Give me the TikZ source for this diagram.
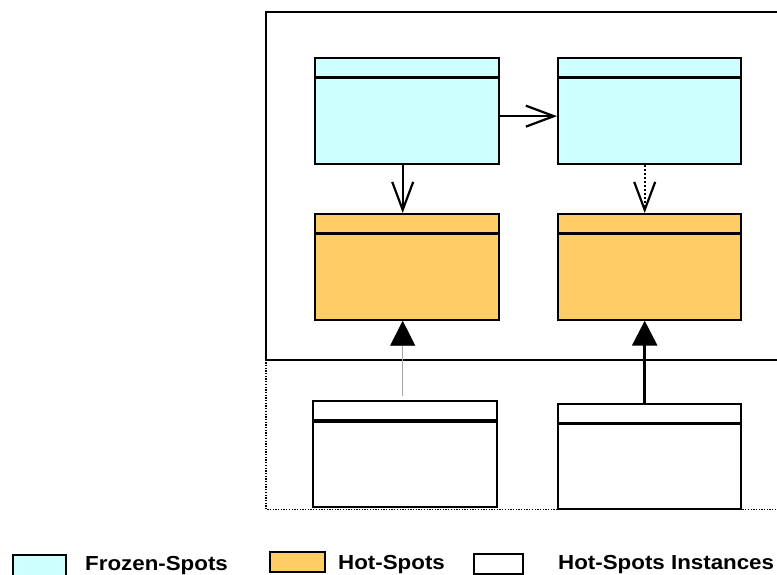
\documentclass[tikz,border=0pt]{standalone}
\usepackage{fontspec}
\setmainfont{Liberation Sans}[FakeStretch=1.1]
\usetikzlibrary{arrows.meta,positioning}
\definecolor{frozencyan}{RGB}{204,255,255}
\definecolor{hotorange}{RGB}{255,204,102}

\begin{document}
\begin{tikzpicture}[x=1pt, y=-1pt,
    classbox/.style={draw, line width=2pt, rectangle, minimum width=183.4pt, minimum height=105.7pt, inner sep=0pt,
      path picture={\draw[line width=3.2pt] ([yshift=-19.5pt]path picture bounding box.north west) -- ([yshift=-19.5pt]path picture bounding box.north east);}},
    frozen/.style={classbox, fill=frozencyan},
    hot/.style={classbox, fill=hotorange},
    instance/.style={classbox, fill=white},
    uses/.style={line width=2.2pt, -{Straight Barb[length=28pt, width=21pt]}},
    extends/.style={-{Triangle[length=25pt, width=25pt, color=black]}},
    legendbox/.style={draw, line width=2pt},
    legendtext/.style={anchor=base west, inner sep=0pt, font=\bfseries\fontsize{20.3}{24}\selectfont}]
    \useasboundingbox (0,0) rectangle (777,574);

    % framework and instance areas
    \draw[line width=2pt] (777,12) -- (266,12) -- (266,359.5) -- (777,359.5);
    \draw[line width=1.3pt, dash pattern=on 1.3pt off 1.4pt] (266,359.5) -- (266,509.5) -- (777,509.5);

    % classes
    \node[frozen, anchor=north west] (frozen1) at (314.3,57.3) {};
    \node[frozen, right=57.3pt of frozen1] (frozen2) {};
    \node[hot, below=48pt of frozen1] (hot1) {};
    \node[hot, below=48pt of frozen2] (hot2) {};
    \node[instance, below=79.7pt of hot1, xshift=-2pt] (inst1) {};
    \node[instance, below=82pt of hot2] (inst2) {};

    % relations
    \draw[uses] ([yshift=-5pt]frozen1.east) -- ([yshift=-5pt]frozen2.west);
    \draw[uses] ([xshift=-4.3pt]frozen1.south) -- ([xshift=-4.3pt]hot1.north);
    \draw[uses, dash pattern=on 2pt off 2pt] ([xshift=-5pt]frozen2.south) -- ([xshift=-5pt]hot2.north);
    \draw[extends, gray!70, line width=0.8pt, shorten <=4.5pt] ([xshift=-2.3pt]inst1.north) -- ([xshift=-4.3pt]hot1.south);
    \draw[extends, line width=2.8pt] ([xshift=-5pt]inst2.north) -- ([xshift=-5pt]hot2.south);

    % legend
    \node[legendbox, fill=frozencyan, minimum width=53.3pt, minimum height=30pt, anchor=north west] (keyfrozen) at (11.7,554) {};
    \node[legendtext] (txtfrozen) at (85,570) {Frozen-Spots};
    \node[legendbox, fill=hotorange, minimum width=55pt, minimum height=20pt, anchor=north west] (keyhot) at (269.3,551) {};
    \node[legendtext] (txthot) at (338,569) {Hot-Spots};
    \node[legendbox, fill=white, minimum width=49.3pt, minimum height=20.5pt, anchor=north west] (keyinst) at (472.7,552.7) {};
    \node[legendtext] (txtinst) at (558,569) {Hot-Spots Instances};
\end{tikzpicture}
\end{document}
--
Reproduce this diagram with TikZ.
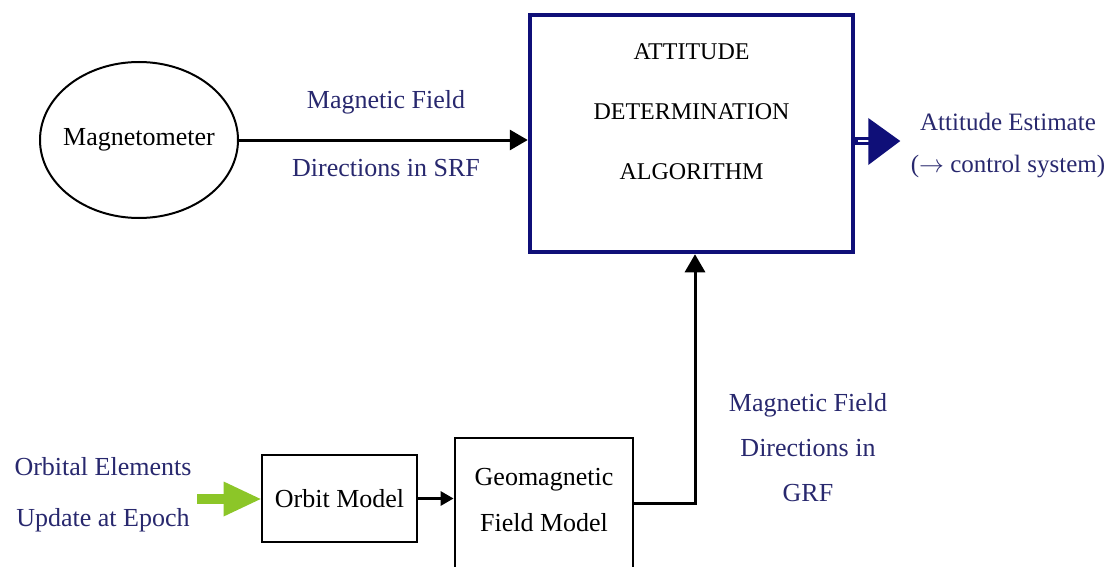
---
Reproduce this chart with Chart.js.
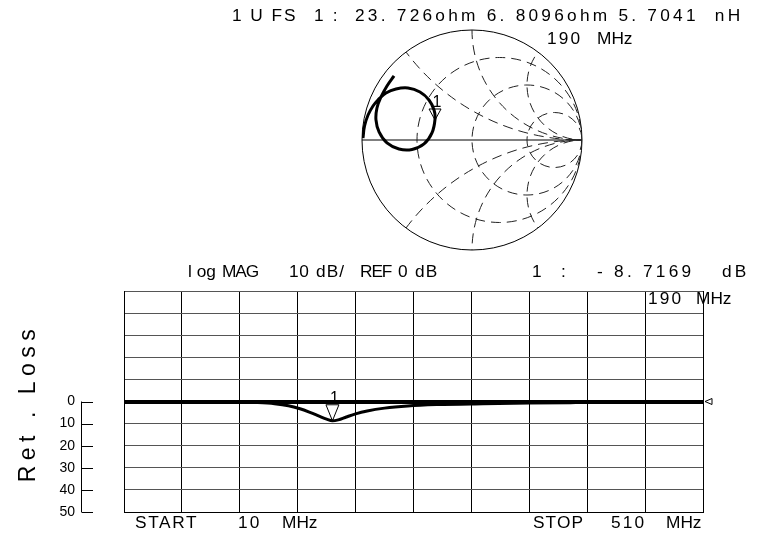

> What the exercise asks
Out of the records above, set down only the lines from the one that contains "Give me the TikZ source for this diagram." through the one that contains "below=82pt of hot2]", unchanged and without the pictures.

> Output for this task
Give me the TikZ source for this diagram.
\documentclass[tikz,border=0pt]{standalone}
\usepackage{fontspec}
\setmainfont{Liberation Sans}[FakeStretch=1.1]
\usetikzlibrary{arrows.meta,positioning}
\definecolor{frozencyan}{RGB}{204,255,255}
\definecolor{hotorange}{RGB}{255,204,102}

\begin{document}
\begin{tikzpicture}[x=1pt, y=-1pt,
    classbox/.style={draw, line width=2pt, rectangle, minimum width=183.4pt, minimum height=105.7pt, inner sep=0pt,
      path picture={\draw[line width=3.2pt] ([yshift=-19.5pt]path picture bounding box.north west) -- ([yshift=-19.5pt]path picture bounding box.north east);}},
    frozen/.style={classbox, fill=frozencyan},
    hot/.style={classbox, fill=hotorange},
    instance/.style={classbox, fill=white},
    uses/.style={line width=2.2pt, -{Straight Barb[length=28pt, width=21pt]}},
    extends/.style={-{Triangle[length=25pt, width=25pt, color=black]}},
    legendbox/.style={draw, line width=2pt},
    legendtext/.style={anchor=base west, inner sep=0pt, font=\bfseries\fontsize{20.3}{24}\selectfont}]
    \useasboundingbox (0,0) rectangle (777,574);

    % framework and instance areas
    \draw[line width=2pt] (777,12) -- (266,12) -- (266,359.5) -- (777,359.5);
    \draw[line width=1.3pt, dash pattern=on 1.3pt off 1.4pt] (266,359.5) -- (266,509.5) -- (777,509.5);

    % classes
    \node[frozen, anchor=north west] (frozen1) at (314.3,57.3) {};
    \node[frozen, right=57.3pt of frozen1] (frozen2) {};
    \node[hot, below=48pt of frozen1] (hot1) {};
    \node[hot, below=48pt of frozen2] (hot2) {};
    \node[instance, below=79.7pt of hot1, xshift=-2pt] (inst1) {};
    \node[instance, below=82pt of hot2] (inst2) {};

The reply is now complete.